You see, originally I was going to just wait until all three were released on blu ray, and then simply watch them all for the first time back-to-back, like one extremely long film; thus I didn't go see An Unexpected Journey.

But now all this excitement and praise surrounding Desolation Of Smaug has got me thinking - should I scrap this plan? I mean, if it's really as good as they say, I don't want to look back in the future and think "Jeez, why the hell didn't I go see it on the big screen when I had the chance?!"

So, for those who have seen it, what would you recommend? Should I stick to my original plan, or should I quickly watch An Unexpected Journey then catch Desolation Of Smaug at the cinema while it's still showing? Is it that good? (Keep in mind, I'm not that picky - I'm not expecting it to be as good as the LOTR films)

Post #: 72
RE: Hobbit : desolation of Smaug Full Movie Watch now - 23/12/2013 2:05:26 PM  1 votes
superdan


Posts: 8197
Joined: 31/7/2008
SPOILERS FOLLOW:

Saw it yesterday, and while I would be inclined to agree it is an improvement on the first instalment I still think it was short of any of the LotR films by some distance. Perhaps the best way to enjoy these films is to have never read The Hobbit, to take them completely on their own merits without the influence of the book. It was less of an issue in LotR, because despite taking many liberties the films stayed broadly true to the source material and essential scenes were captured well and within the spirit they were written. This doesn't happen in The Hobbit. This film should probably have been called The Further Adventures Of Peter Jackson In Middle Earth: Jackson Misses The Point Again. He's so busy trying to make the story the grand operatic adventure that LotR were he fails to do the story of The Hobbit justice. Off the top of my head, the Cameo Of Beorn was fumbled, with Beorn being reduced to a slightly less intimidating version of the Beast from that soppy 80's tv drama Beauty and the Beast. He doesn't really do anything (other than giving them some ponies they ride for a minute or two), whereas in the book he is important in aiding the group. And I might be wrong but I don't believe he actually tries to kill them in the book either.

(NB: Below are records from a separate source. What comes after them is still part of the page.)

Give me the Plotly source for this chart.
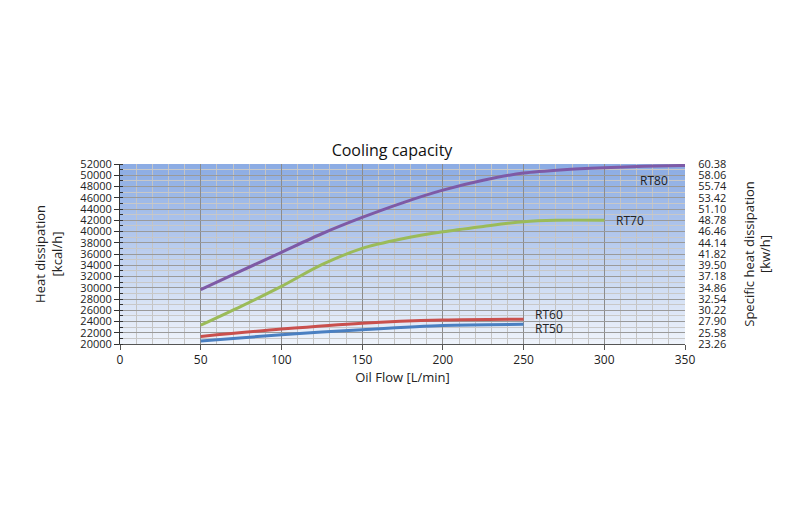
import plotly.graph_objects as go
import numpy as np

flow = [50, 75, 100, 125, 150, 175, 200, 225, 250, 275, 300, 325, 350]
rt80 = [29650, 33000, 36300, 39600, 42500, 45100, 47350, 49100, 50400, 51000, 51350, 51600, 51750]
flow70 = [50, 75, 100, 125, 150, 175, 200, 225, 250, 270, 300]
rt70 = [23350, 26700, 30250, 34100, 37000, 38700, 39950, 40900, 41750, 42000, 42000]
flow_low = [50, 100, 150, 200, 250]
rt60 = [21350, 22650, 23700, 24250, 24400]
rt50 = [20550, 21650, 22550, 23300, 23500]

y_ticks = list(range(20000, 52001, 2000))
y2_labels = ["23.26", "25.58", "27.90", "30.22", "32.54", "34.86", "37.18", "39.50",
             "41.82", "44.14", "46.46", "48.78", "51.10", "53.42", "55.74", "58.06", "60.38"]
x_ticks = [0, 50, 100, 150, 200, 250, 300, 350]

font = "Open Sans"
fig = go.Figure()

series = [
    ("RT80", flow, rt80, "#7e5aa6"),
    ("RT70", flow70, rt70, "#9bbb59"),
    ("RT60", flow_low, rt60, "#c9504d"),
    ("RT50", flow_low, rt50, "#4a7fc1"),
]
for name, xs, ys, col in series:
    fig.add_trace(go.Scatter(x=xs, y=ys, mode="lines", name=name,
                             line=dict(color=col, width=3, shape="spline", smoothing=0.8)))

# invisible trace for right axis
fig.add_trace(go.Scatter(x=[0], y=[23.26], yaxis="y2", mode="markers",
                         marker=dict(opacity=0), showlegend=False, hoverinfo="skip"))

# gradient background
n = 60
top = np.array([140, 172, 228])
bot = np.array([238, 243, 251])
shapes = []
for i in range(n):
    t = i / (n - 1)
    c = bot + (top - bot) * t
    shapes.append(dict(type="rect", xref="x domain", yref="y domain",
                       x0=0, x1=1, y0=i / n, y1=(i + 1) / n, layer="below",
                       line=dict(width=0), fillcolor=f"rgb({int(c[0])},{int(c[1])},{int(c[2])})"))

labels = [("RT80", 331, 49000), ("RT70", 316, 42000), ("RT60", 266, 25300), ("RT50", 266, 22700)]
annotations = [dict(x=x, y=y, text=t, showarrow=False, xref="x", yref="y",
                    font=dict(family=font, size=12, color="#222")) for t, x, y in labels]

fig.update_layout(
    width=800, height=530,
    margin=dict(l=112, r=123, t=156, b=194),
    paper_bgcolor="white", plot_bgcolor="rgba(0,0,0,0)",
    showlegend=False,
    shapes=shapes, annotations=annotations,
    title=dict(text="Cooling capacity", x=0.48, xanchor="center", y=0.732, yanchor="middle",
               font=dict(family=font, size=16, color="#111")),
    font=dict(family=font, size=11, color="#222"),
    xaxis=dict(range=[0, 350], tickvals=x_ticks, showgrid=True, gridcolor="#8c8c8c", gridwidth=1,
               minor=dict(dtick=10, showgrid=True, gridcolor="#c4c4c4", gridwidth=1),
               showline=True, linecolor="#555", ticks="outside", ticklen=5, tickcolor="#555",
               zeroline=False, automargin=False, tickfont=dict(size=12),
               title=dict(text="Oil Flow [L/min]", font=dict(family=font, size=13), standoff=2)),
    yaxis=dict(range=[20000, 52000], tickvals=y_ticks, tickformat="d",
               showgrid=True, gridcolor="#9a9a9a", gridwidth=1,
               minor=dict(dtick=1000, showgrid=True, gridcolor="#c8c8c8", gridwidth=1,
                          ticks="inside", ticklen=3, tickcolor="#333"),
               showline=True, linecolor="#333", ticks="outside", ticklen=5, tickcolor="#333",
               zeroline=False, automargin=False,
               title=dict(text="Heat dissipation<br>[kcal/h]", font=dict(family=font, size=13), standoff=14)),
    yaxis2=dict(range=[23.26, 60.38], overlaying="y", side="right",
                tickvals=[float(v) for v in y2_labels], ticktext=y2_labels,
                showgrid=False, zeroline=False, showline=False, ticks="outside", ticklen=10,
                tickcolor="rgba(0,0,0,0)", automargin=False,
                title=dict(text="Specific heat dissipation<br>[kw/h]", font=dict(family=font, size=13), standoff=18)),
)

fig.write_html("out.html")
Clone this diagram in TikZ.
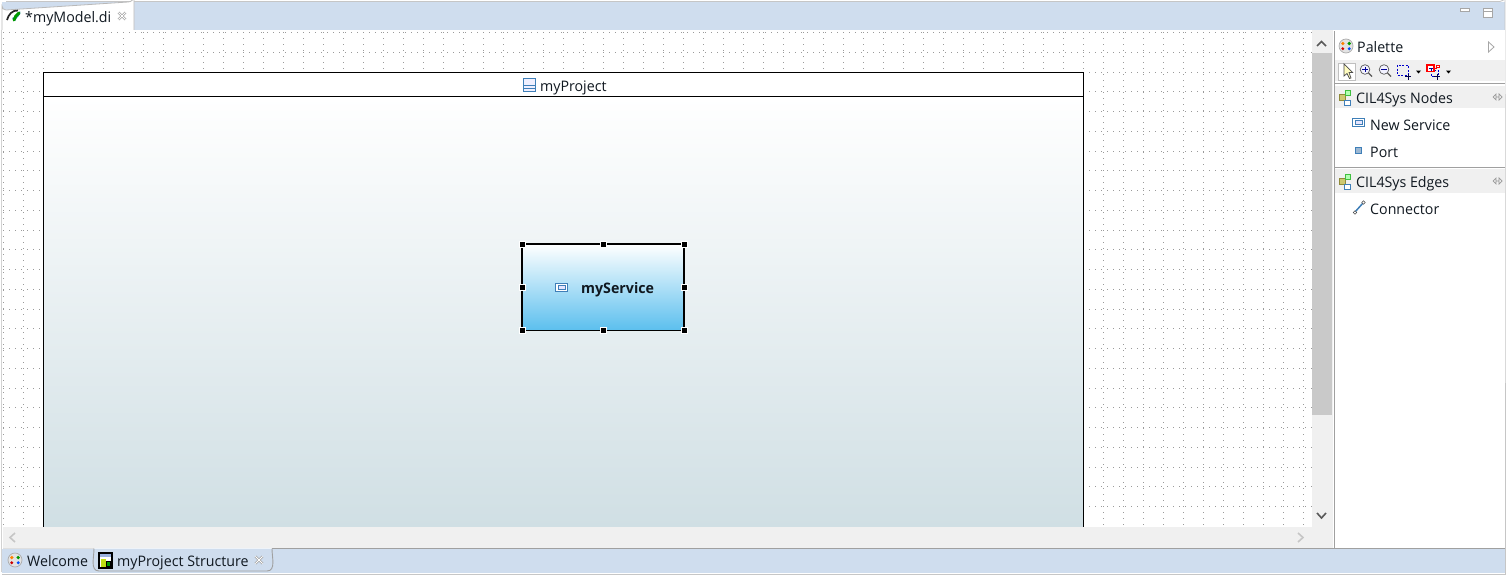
\documentclass[tikz,border=0pt]{standalone}
\usepackage{fontspec}
\setmainfont[FakeStretch=0.98]{Open Sans}
\definecolor{barblue}{HTML}{CFDDEE}
\definecolor{panelgrey}{HTML}{F0F0F0}
\definecolor{thumbgrey}{HTML}{C9C9C9}
\definecolor{edgegrey}{HTML}{A0A0A0}
\definecolor{griddot}{HTML}{9A9A9A}
\definecolor{iconblue}{HTML}{3F7FB8}
\definecolor{portblue}{HTML}{9DB8D2}
\definecolor{inktext}{HTML}{101820}
\tikzset{
  x=1pt,y=-1pt,
  uitext/.style={inner sep=0pt,anchor=base west,text=inktext,font=\fontsize{14.5}{16}\selectfont},
  boldtext/.style={uitext,font=\fontsize{14.5}{16}\selectfont\bfseries},
  handle/.style={fill=black,draw=white,line width=0.7pt},
  iconline/.style={draw=iconblue,line width=0.9pt},
  chev/.style={line width=1.6pt,line join=miter},
  gridline/.style={griddot,line width=1pt,dash pattern=on 1pt off 5pt},
}
\newcommand{\closex}[2]{\draw[gray!75,line width=2.4pt] (#1-3.6,#2-3.6) -- (#1+3.6,#2+3.6) (#1-3.6,#2+3.6) -- (#1+3.6,#2-3.6);
  \draw[white,line width=1pt] (#1-3.6,#2-3.6) -- (#1+3.6,#2+3.6) (#1-3.6,#2+3.6) -- (#1+3.6,#2-3.6);}
\newcommand{\drawericon}[2]{%
  \fill[olive!45!white,draw=olive!60!gray,line width=0.6pt] (#1,#2+1) rectangle ++(6,6);
  \fill[green!30!white,draw=green!50!gray,line width=0.6pt] (#1+6,#2-3) rectangle ++(5,5);
  \draw[iconblue,line width=0.7pt,fill=white] (#1+5,#2+7) rectangle ++(6,5);
}
\newcommand{\collapse}[2]{%
  \draw[gray!80,line width=0.7pt] (#1,#2) -- (#1+3,#2-3) -- (#1+3,#2+3) -- cycle
    (#1+9,#2) -- (#1+6,#2-3) -- (#1+6,#2+3) -- cycle (#1+3,#2) -- (#1+6,#2);
}
\newcommand{\ballicon}[2]{%
  \fill[gray!22,draw=gray!65,line width=0.7pt] (#1,#2) circle (7);
  \fill[orange] (#1-3.2,#2-2.5) circle (1.8);
  \fill[green!60!black] (#1+3.2,#2-2.5) circle (1.8);
  \fill[red!80!black] (#1-3.2,#2+2.7) circle (1.6);
  \fill[blue!70!cyan] (#1+3.2,#2+2.7) circle (1.6);
}
\begin{document}
\begin{tikzpicture}
\useasboundingbox (0,0) rectangle (1508,576);
\fill[white] (0,0) rectangle (1508,576);
% window chrome
\fill[barblue] (2,2) rectangle (1505,30);
\draw[gray!45,line width=0.8pt] (6,1.5) -- (1500,1.5) arc[start angle=90,end angle=0,radius=5] -- (1505.5,574.5) -- (2,574.5);
\draw[gray!35,line width=0.8pt] (1,30) -- (1,572);
% top tab
\fill[white] (2,30.5) -- (2,6) arc[start angle=180,end angle=90,radius=4] -- (128,2) arc[start angle=90,end angle=0,radius=6] -- (134,30.5) -- cycle;
\draw[gray!55,line width=0.8pt] (2,30) -- (2,6) arc[start angle=180,end angle=90,radius=4] -- (128,2) arc[start angle=90,end angle=0,radius=6] -- (134,30);
\fill[white] (2,30) rectangle (1334,527);
% canvas grid
\begin{scope}
\clip (3,30) rectangle (1312,527);
\foreach \r in {0,...,24}{
  \draw[gridline] (3,{32.5+19.75*\r}) -- (1312,{32.5+19.75*\r});
}
\foreach \c in {0,...,65}{
  \draw[gridline] ({3.5+20*\c},32) -- ({3.5+20*\c},527);
}
\end{scope}
% project container
\shade[top color=white,bottom color={rgb,255:red,208;green,223;blue,228}] (44,97) rectangle (1083,527);
\fill[white] (44,73) rectangle (1083,96);
\draw[black,line width=1.1pt] (43.5,527) -- (43.5,72.5) -- (1083.5,72.5) -- (1083.5,527);
\draw[black,line width=1.1pt] (43.5,96.5) -- (1083.5,96.5);
\node[uitext] (projecttitle) at (540,91) {myProject};
\draw[iconline,fill=blue!6] (523.5,78.5) rectangle (535.5,91.5);
\draw[iconline] (523.5,85.5) -- (535.5,85.5) (523.5,88.5) -- (535.5,88.5);
% service
\shade[top color=white,bottom color={rgb,255:red,91;green,191;blue,238}] (522,244) rectangle (684,330.5);
\draw[black,line width=1.8pt] (522,244) rectangle (684,330.5);
\node[boldtext] (servicetitle) at (581,293) {myService};
\draw[iconline,fill=white] (555.5,283.5) rectangle (567.5,291.5);
\draw[iconblue,line width=0.6pt,fill=blue!10] (558,285.7) rectangle (565,289.3);
\foreach \hx/\hy in {522/244,603/244,684/244,522/287,684/287,522/330.5,603/330.5,684/330.5}{
  \fill[handle] (\hx-3,\hy-3) rectangle ++(6,6);
}
% vertical scrollbar
\fill[panelgrey] (1312,30) rectangle (1333,527);
\fill[thumbgrey] (1312,53) rectangle (1332,415);
\draw[black!65,chev] (1317,46) -- (1321.5,41.5) -- (1326,46);
\draw[black!65,chev] (1317,513) -- (1321.5,518) -- (1326,513);
% horizontal scrollbar
\fill[panelgrey] (3,527) rectangle (1333,548);
\draw[gray!45,chev] (15,533) -- (10,537.5) -- (15,542);
\draw[gray!45,chev] (1298,533) -- (1303,537.5) -- (1298,542);
% palette
\draw[edgegrey,line width=1pt] (1334,31) -- (1334,548);
\fill[white] (1335,30) rectangle (1505,548);
\ballicon{1346}{46}
\node[uitext] (palettetitle) at (1357,52) {Palette};
\draw[gray!70,line width=0.8pt,fill=white] (1488.5,42) -- (1494,47) -- (1488.5,52) -- cycle;
% palette toolbar
\fill[panelgrey] (1335,60) rectangle (1505,81);
\draw[edgegrey,line width=0.8pt] (1335,83.5) -- (1505,83.5);
\draw[gray!50,line width=0.7pt,fill=white] (1338,63) rectangle (1355,80);
\draw[black!70,fill=yellow!25,line width=0.7pt] (1344,64) -- (1344,76) -- (1347,73.5) -- (1349.5,78.5) -- (1351,78) -- (1349,72.5) -- (1352.5,72.5) -- cycle;
% zoom in
\draw[gray!70!black,line width=1.3pt] (1368.5,73) -- (1372,76.5);
\draw[gray!70!black,fill=blue!5,line width=0.7pt] (1365,69.5) circle (4.8);
\draw[blue!60!black,line width=1pt] (1362.3,69.5) -- (1367.7,69.5) (1365,66.8) -- (1365,72.2);
% zoom out
\draw[gray!70!black,line width=1.3pt] (1387.5,73) -- (1391,76.5);
\draw[gray!70!black,fill=blue!5,line width=0.7pt] (1384,69.5) circle (4.8);
\draw[blue!60!black,line width=1pt] (1381.3,69.5) -- (1386.7,69.5);
% marquee
\draw[blue!80!black,dash pattern=on 2pt off 1.5pt,line width=0.9pt] (1397,65) rectangle (1408,75);
\draw[black!70!blue,line width=0.9pt] (1405,76.5) -- (1411,76.5) (1408,73.5) -- (1408,79.5);
\fill[black] (1416,70.5) -- (1421,70.5) -- (1418.5,73.5) -- cycle;
% connection marquee
\draw[blue!80!black,dash pattern=on 2pt off 1.5pt,line width=0.9pt] (1431,70) rectangle (1438,76);
\draw[red,line width=1.1pt,fill=white] (1427,65) rectangle (1434,71.5);
\draw[red,line width=0.9pt] (1433,68.5) -- (1437,68.5);
\draw[red,line width=0.9pt,fill=white] (1436.5,65) rectangle (1439,67.5);
\draw[blue!60!black,line width=0.8pt] (1429,68) -- (1433,68) (1431,68) -- (1431,71);
\draw[black!70!blue,line width=0.9pt] (1434,76.5) -- (1440,76.5) (1437,73.5) -- (1437,79.5);
\fill[black] (1446,70.5) -- (1451,70.5) -- (1448.5,73.5) -- cycle;
% nodes drawer
\fill[panelgrey] (1335,86) rectangle (1505,108);
\drawericon{1339}{93}
\node[uitext] (nodesheader) at (1356,103) {CIL4Sys Nodes};
\collapse{1493}{97}
\draw[iconline,fill=white] (1352.5,118.5) rectangle (1364.5,126.5);
\draw[iconblue,line width=0.6pt,fill=blue!10] (1355,120.7) rectangle (1362,124.3);
\node[uitext] (newservice) at (1370,130) {New Service};
\draw[iconblue,line width=0.7pt,fill=portblue] (1355.5,147) rectangle (1361.5,153);
\node[uitext] (port) at (1370,157) {Port};
\draw[edgegrey,line width=0.8pt] (1335,167.5) -- (1505,167.5);
% edges drawer
\fill[panelgrey] (1335,169) rectangle (1505,193);
\drawericon{1339}{177}
\node[uitext] (edgesheader) at (1356,187) {CIL4Sys Edges};
\collapse{1493}{181}
\draw[iconblue,line width=1.5pt] (1355,212) -- (1363,203);
\draw[black!70,line width=0.6pt,fill=white] (1355,212.5) circle (1.7) (1363.5,202.5) circle (1.7);
\node[uitext] (connector) at (1370,214) {Connector};
% bottom bar
\fill[barblue] (2,548.5) rectangle (1505,573);
\draw[edgegrey,line width=0.9pt] (272,548.5) -- (1505,548.5);
\draw[gray!25,line width=0.9pt] (3,548.5) -- (94,548.5);
\draw[edgegrey,line width=0.9pt,fill=barblue] (94,548.5) to[out=-90,in=180] (99,571) -- (267,571) to[out=0,in=-90] (272,548.5);
\ballicon{15}{560}
\node[uitext] (welcometab) at (27,566) {Welcome};
% structure tab
\draw[black,fill=cyan!45!blue!40,line width=1.2pt] (99,553) rectangle (112,568);
\fill[white] (100,557) rectangle (111,567);
\fill[yellow!75!green] (101,558.5) rectangle (105.5,566.5);
\draw[black,fill=green!60!black,line width=0.5pt] (106,561) rectangle (110.5,566.5);
\node[uitext] (structuretab) at (117,566) {myProject Structure};
\closex{259}{560}
% top tab contents
\fill[cyan!60!blue!70] (15,21) to[out=70,in=-60] (20,11) to[out=-110,in=20] (12,18) -- cycle;
\draw[green!60!black,line width=3pt,line cap=round] (14,20) to[out=75,in=220] (19,13);
\draw[black!85,line width=1.7pt] (7,20) to[out=75,in=175] (18,10.5);
\node[uitext] (modeltab) at (25,22) {*myModel.di};
\closex{122}{16}
% window buttons
\draw[gray!70,line width=0.8pt,fill=white] (1460.5,8.5) rectangle (1469.5,11.5);
\draw[gray!70,line width=0.8pt,fill=white] (1483.5,8.5) rectangle (1492.5,17.5);
\draw[gray!70,line width=0.8pt] (1483.5,11) -- (1492.5,11);
\end{tikzpicture}
\end{document}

The scenes in Mirkwood and with the spiders are similarly mishandled, being reduced to a generic (short-lived) action scene. There is the briefest of nods to the growing panic, bewilderment and paranoia of the group in the forest, and no nod whatsoever to Bilbo taunting the spiders and leavening the tension with humour. This problem repeats itself in the Mountain with Smaug, which again completely undercuts Bilbo by making it yet another ridiculous gee-whizz action sequence rather than the character-driven confrontation it could have been. Quite why Jackson decided against Smaug's jewel-encrusted underbelly is beyond me as well, since it is a somewhat important feature in the story and could probably have looked visually striking.

In spite of all this I didn't think it was a massive failure like I did the first film (which says how much I 'enjoyed' that instalment), but I honestly can't understand, given that it is a film with a run time of over two and a half hours, why Jackson felt the need to completely undersell scenes of importance to the story and Bilbo's arc in favour of giving us The Wooing Of Tauriel (Who?) or Kili's Poorly Leg, Bolg's Big Adventure or Gandalf Loses To The Smoke From Lost.

(in reply to Mr Gittes)
Post #: 73
RE: Hobbit : desolation of Smaug Full Movie Watch now - 23/12/2013 9:55:43 PM   
barracute

 

Posts: 17
Joined: 20/8/2006
Saw this, this afternoon and enjoyed it immensely. Beorn was great though could have done with more of him, The Spiders in Mirkwood were very well done and very scary. It was good to see what Gandalf got up to when he left the group. Bard was a great character, but obviously Tauriel was the best new addition, though could have done with less of the love triangle. Talking of which it was interesting how different the character of Legolas was in this to the LOTR! Smaug was realised very well indeed and the final stretch of the movie was quite epic - the ending was a bit sudden though, left me gasping for more (which was the intention obviously!)

(in reply to superdan)
Post #: 74
RE: The Hobbit: The Desolation of Smaug...hmmmm! - 27/12/2013 9:32:04 AM   
Drone


Posts: 964
Joined: 30/9/2005
If like me you really didn't enjoy the Hobbit, I am pleased to say this is a zilion times better, and surpassed my expectations.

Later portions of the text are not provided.